The emigration from England, Wales, Scotland and Ireland to America occured over 150 years for several separate reasons.  These migrations can be identified as various "waves" of people, reacting to the causes for immigration.

The first "wave", (1617-1640), was the pioneering wave - the original American settlements.  The original settlements were sanctioned by the ruling monarchies as a land grab and resource grab to enrich the mother country.  Land grants were made, with the express stipulation of establishing settlements and shipping back resources.

The second wave, (1629-1643), was the migration of the English Puritans.  They came to New England, primarily from eastern English counties.  The first group of Puritans had left the Church of England and persecution from the Anglicans to settle in the Netherlands.  Their leader, William Brewster, had found the Dutch something less than genial hosts, although they shared the same joyless Calvinism.  Not having the money needed for a ship, they indentured themselves for 7 years to a group of London loansharks.  Four years later, in 1620, they cleared England in their ship the Mayflower.  Once settled, they established a culture of distinct standards, including Congregational Churches, town meetings, and pride in their newly established independence in Massachusetts.

In the third wave to America, (1640-1665), dissimilar groups of English came to Virginia from both southern and central England.  When Cromwell's Roundhead Puritans defeated and beheaded King Charles I, many of the king's Cavalier followers sought refuge in Virginia and New York.  Upon restoration of the Stuart monarchy under Charles II, those Puritans who supported the overthrow of Charles I, fled to New England.  These far-flung settlements created communities with extreme social rank variations, Anglican Churches, powerful rule by a few for many, an evolved sense of integrity, and the ideals of liberty.

In the fourth wave, (1675-1715), was the migration of Friends.  This brought even another way of life from England's north midlands to the Delaware Valley (Western Jersey and Pennsylvania).  Elements of north midlands speech, architecture, dress and food habits were maintained.   

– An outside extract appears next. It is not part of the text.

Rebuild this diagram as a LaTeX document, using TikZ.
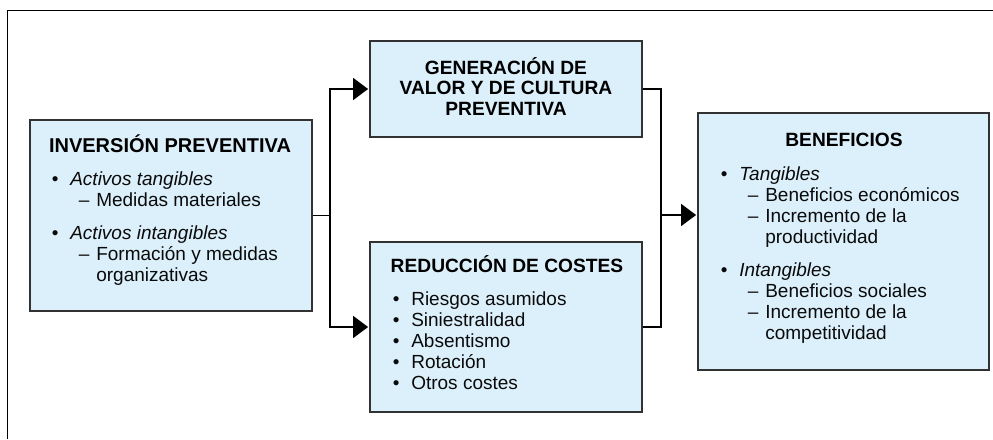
\documentclass[tikz,border=0pt]{standalone}
\usepackage{fontspec}
\setmainfont{Liberation Sans}
\usetikzlibrary{arrows.meta}

\definecolor{boxfill}{RGB}{220,240,251}
\definecolor{boxline}{RGB}{50,50,50}
\definecolor{txt}{RGB}{10,10,10}

% list helpers
\newcommand{\bul}{\makebox[18.5pt][l]{\textbullet}}
\newcommand{\sub}{\hspace*{27pt}\makebox[17.5pt][l]{--}}
\newcommand{\cont}{\hspace*{44.5pt}}
\newcommand{\gap}{\\[12.5pt]}

\begin{document}
\begin{tikzpicture}[x=1pt, y=-1pt, line width=1.6pt, draw=black]
      \tikzstyle{box}=[rectangle, draw=boxline, line width=1.8pt, fill=boxfill, inner sep=0pt]
      \tikzstyle{title}=[inner sep=0pt, anchor=base, font=\fontsize{19.2}{20.5}\selectfont\bfseries, align=center]
      \tikzstyle{items}=[inner sep=0pt, anchor=base west, text=txt, font=\fontsize{19}{21}\selectfont]
      \tikzstyle{arrow}=[-{Triangle[length=15pt, width=22pt]}, shorten >=1pt]

      \useasboundingbox (0,0) rectangle (993,439);
      \draw[line width=0.9pt] (7,439) -- (7,10) -- (993,10);

      % boxes
      \node[box, minimum width=282pt, minimum height=191pt] (inv) at (171,215.5) {};
      \node[box, minimum width=272pt, minimum height=96pt] (gen) at (506,89) {};
      \node[box, minimum width=272pt, minimum height=170pt] (red) at (506,327) {};
      \node[box, minimum width=291pt, minimum height=257pt] (ben) at (843.5,241.5) {};

      % titles
      \node[title, font=\fontsize{20}{20.5}\selectfont\bfseries] (invT) at (170,152.7) {INVERSIÓN PREVENTIVA};
      \node[title] (genT) at (506,74) {\begin{tabular}[t]{@{}c@{}}GENERACIÓN DE\\VALOR Y DE CULTURA\\PREVENTIVA\end{tabular}};
      \node[title] (redT) at (507,272.7) {REDUCCIÓN DE COSTES};
      \node[title] (benT) at (844,146) {BENEFICIOS};

      % lists
      \node[items] (invL) at (51,185) {\begin{tabular}[t]{@{}l@{}}
        \bul\textit{Activos tangibles}\\
        \sub Medidas materiales\gap
        \bul\textit{Activos intangibles}\\
        \sub Formación y medidas\\
        \cont organizativas
      \end{tabular}};
      \node[items] (redL) at (392,305) {\begin{tabular}[t]{@{}l@{}}
        \bul Riesgos asumidos\\
        \bul Siniestralidad\\
        \bul Absentismo\\
        \bul Rotación\\
        \bul Otros costes
      \end{tabular}};
      \node[items] (benL) at (720,180) {\begin{tabular}[t]{@{}l@{}}
        \bul\textit{Tangibles}\\
        \sub Beneficios económicos\\
        \sub Incremento de la\\
        \cont productividad\gap
        \bul\textit{Intangibles}\\
        \sub Beneficios sociales\\
        \sub Incremento de la\\
        \cont competitividad
      \end{tabular}};

      % connectors
      \coordinate (split) at (330,215.5);
      \coordinate (join) at (661,215);
      \draw (inv.east) -- (split);
      \draw[arrow] (split) |- (gen.west);
      \draw[arrow] (split) |- (red.west);
      \draw (gen.east) -| (join) |- (red.east);
      \draw[arrow] (join) -- (join -| ben.west);
\end{tikzpicture}
\end{document}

The next wave, (1713-1775), was a time of mass migration from the Borderlands of England and Scotland to the back country of the Carolinas and Virginia, Pennsylvania, Tennessee, Georgia and Kentucky.  Smaller numbers of these people emigrated to Maryland, New Jersey, New England and New York.  The north of Ireland, the Scottish lowlands and borders, and England's six northern counties made up the main portions of this emigration.  Included here were the Jacobites, people trying to restore James II and the Stuart family to the throne.  After they were crushed at the Battle of Culloden in 1746, they needed some place to go, and they found their refuge on the western frontiers of the Carolinas.  The western portions of Pennsylvania and Maryland attracted Catholic Irish seeking sanctuary from Cromwell and Charles II, while fleeing the famine and poverty imposed by their rent-wracking Protestant landlords.  From the Protestant North of Ireland came the Scots-Irish, militant Presbyterians so-called either because they were the "Plantation Irish", transported to lands seized from their Catholic owners by the persecutions of King James I of Britain or Cromwell.  This wave included the Scottish Covenanters, or Presbyterians, rebelling against Charles II's attempts to impose Anglicanism on them.  Finally there were the Welsh, many of them Quakers, who found sanctuary in William Penn's colony of Friends.  It was marked by a disparity in social position for people bouyed by the constant hope of liberty.

The last wave, (1732-1780), was mainly the Highland Scots.  They settled mostly in the Carolinas, but also in New York, Nova Scotia (New Scotland), and Georgia.  They came to America for three distinct reasons:  1) increases in land rents and evictions caused by modernization in agriculture  2)  the collapse of the clans, caused by new English laws that changed societal affiliations  and 3) an increasing growth in population that added to family poverty and unrest.